Thursday, May 5, 2011

Allergic to Violence?

It appears that a now iconic photo of White House officials watching the Osama Bin Laden raid live with Secretary of State Hillary Clinton with her hand over her mouth has been explained as an allergy rather than anguish. Which is strange that anyone would consider it necessary to explain such a reaction, in light of the fact that watching a very dangerous military intervention live would cause many of us to do the same, and it would likely be out of anguish. Perhaps it's because it would be unseemly for the greatest military nation on earth to be shocked by violence? After all, Barack Obama looks intense, yet carries enough sang froid for anyone to think that this is just a bad day in the office.

One might say that the look of anguish needed to be explained to the American public so as to put their minds at ease, that this is not a shocking or terrible moment, but rather, just a simple operation for which anguish is not required. Even in today's cynical age, it's a wonder that anyone should be expected to witness a live firefight resulting in multiple deaths without anguish- even if they do happen to be Secretary of State.

Perhaps it's because she's a woman. It's hard to be part of an all boys club when you shirk from the sight of blood or icky things. So just as your guy friend is not crying when you go to the movies, he actually "has something in his eye", Hillary is not anxious during the operation, she's merely "holding back a cough."

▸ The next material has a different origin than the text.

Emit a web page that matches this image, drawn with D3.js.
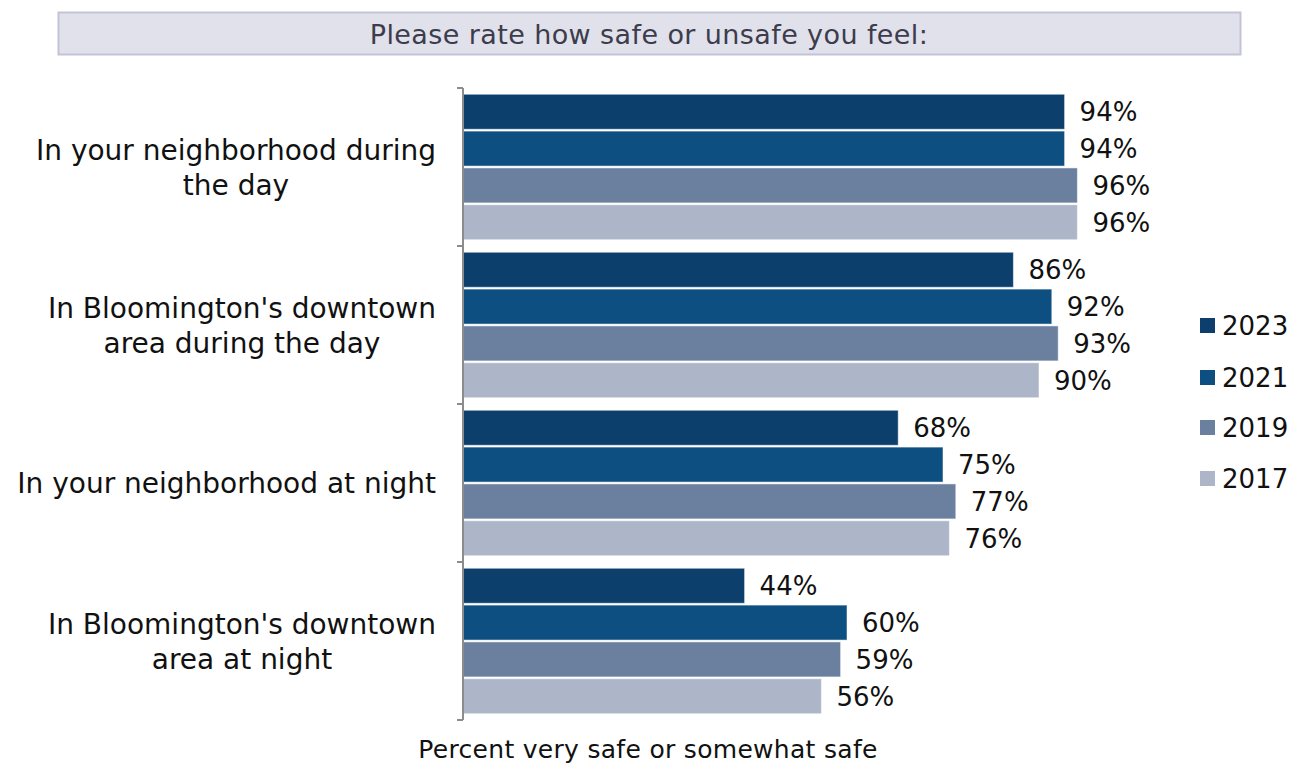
<!DOCTYPE html>
<html>
<head>
<meta charset="utf-8">
<script src="https://cdn.jsdelivr.net/npm/d3@7"></script>
<style>
  body { margin: 0; background: #fff; }
  text { font-family: "DejaVu Sans", sans-serif; }
</style>
</head>
<body>
<div class="chart"></div>
<script>
const categories = [
  ["In your neighborhood during", "the day"],
  ["In Bloomington's downtown", "area during the day"],
  ["In your neighborhood at night"],
  ["In Bloomington's downtown", "area at night"]
];
const years = ["2023", "2021", "2019", "2017"];
const values2023 = [94, 86, 68, 44];
const values2021 = [94, 92, 75, 60];
const values2019 = [96, 93, 77, 59];
const values2017 = [96, 90, 76, 56];
const colors = ["#0c3f6b", "#0d4f81", "#6b7f9f", "#adb6c8"];

const series = [values2023, values2021, values2019, values2017];

const width = 1300, height = 766;
const margin = { top: 88, left: 463, bottom: 46 };

const svg = d3.select(".chart")
  .append("svg")
  .attr("width", width)
  .attr("height", height);

// Title box
svg.append("rect")
  .attr("x", 58.5).attr("y", 12.5)
  .attr("width", 1182).attr("height", 42)
  .attr("fill", "#e1e1eb")
  .attr("stroke", "#c3c3d8")
  .attr("stroke-width", 2);

svg.append("text")
  .attr("x", 649).attr("y", 44)
  .attr("text-anchor", "middle")
  .attr("fill", "#3c3c4c")
  .style("font-size", "27px")
  .style("letter-spacing", "0.4px")
  .text("Please rate how safe or unsafe you feel:");

const y0 = d3.scaleBand()
  .domain(d3.range(categories.length))
  .range([margin.top, height - margin.bottom]);

const y1 = d3.scaleBand()
  .domain(d3.range(years.length))
  .range([0, y0.bandwidth()])
  .paddingOuter(0.17)
  .paddingInner(0.05);

const x = d3.scaleLinear()
  .domain([0, 100])
  .range([margin.left, margin.left + 640]);

// Bars
const groups = svg.selectAll(".group")
  .data(categories)
  .enter()
  .append("g")
  .attr("transform", (d, i) => `translate(0,${y0(i)})`);

groups.each(function(cat, ci) {
  const g = d3.select(this);
  years.forEach((yr, si) => {
    const v = series[si][ci];
    g.append("rect")
      .attr("x", x(0))
      .attr("y", y1(si))
      .attr("width", x(v) - x(0))
      .attr("height", y1.bandwidth())
      .attr("fill", colors[si])
      .attr("stroke", "#ffffff")
      .attr("stroke-opacity", 0.5)
      .attr("stroke-width", 1);
    g.append("text")
      .attr("x", x(v) + 15)
      .attr("y", y1(si) + y1.bandwidth() / 2)
      .attr("dy", "0.36em")
      .attr("fill", "#111")
      .style("font-size", "26px")
      .text(v + "%");
  });
});

// Axis (category boundaries)
const axisG = svg.append("g").attr("fill", "none").attr("stroke", "#8c8c8c").attr("stroke-width", 2);
axisG.append("line")
  .attr("x1", margin.left).attr("x2", margin.left)
  .attr("y1", y0.range()[0]).attr("y2", y0.range()[1]);
axisG.selectAll(".tick")
  .data(d3.range(categories.length + 1))
  .enter()
  .append("line")
  .attr("x1", margin.left - 6).attr("x2", margin.left)
  .attr("y1", i => i < categories.length ? y0(i) : y0.range()[1])
  .attr("y2", i => i < categories.length ? y0(i) : y0.range()[1]);

// Category labels: centered lines, block right edge near the axis
const labelRight = 436;
categories.forEach((lines, ci) => {
  const t = svg.append("text")
    .attr("fill", "#111")
    .style("font-size", "28px")
    .attr("text-anchor", "middle");
  const cy = y0(ci) + y0.bandwidth() / 2;
  const lh = 35;
  lines.forEach((ln, li) => {
    t.append("tspan")
      .attr("x", 0)
      .attr("y", cy + (li - (lines.length - 1) / 2) * lh)
      .attr("dy", "0.36em")
      .text(ln);
  });
  const w = t.node().getBBox().width;
  t.selectAll("tspan").attr("x", labelRight - w / 2);
});

// Legend
const legend = svg.append("g").attr("transform", "translate(1200,0)");
const legendY = [326, 378, 428, 479];
years.forEach((yr, i) => {
  legend.append("rect")
    .attr("x", 0).attr("y", legendY[i] - 8)
    .attr("width", 15).attr("height", 15)
    .attr("fill", colors[i]);
  legend.append("text")
    .attr("x", 22).attr("y", legendY[i])
    .attr("dy", "0.36em")
    .attr("fill", "#111")
    .style("font-size", "26px")
    .text(yr);
});

// Axis title
svg.append("text")
  .attr("x", 648).attr("y", 758)
  .attr("text-anchor", "middle")
  .attr("fill", "#111")
  .style("font-size", "25px")
  .style("letter-spacing", "0.3px")
  .text("Percent very safe or somewhat safe");
</script>
</body>
</html>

I understand that America needs to keep its' tough image, especially as it polices the world and eliminates its enemies, but that doesn't mean that they need to be as stoic about it. They can still be human beings. Violence should shock people; especially when it's real and not the video-game variety (although video games are getting up there on both realism and shock value). And if the Secretary of State looks concerned, well, there's good reason to be concerned. The stakes in this situation are pretty high and there are real lives on the line for the special forces carrying out the mission.

America wants to appear strong in the world, but it doesn't need to appear entirely insensitive. It won't undermine your ability to make hard decisions to appear anxious about them; indeed, the hardest decisions cause us to be anxious, and it's our ability to still make them which makes us strong.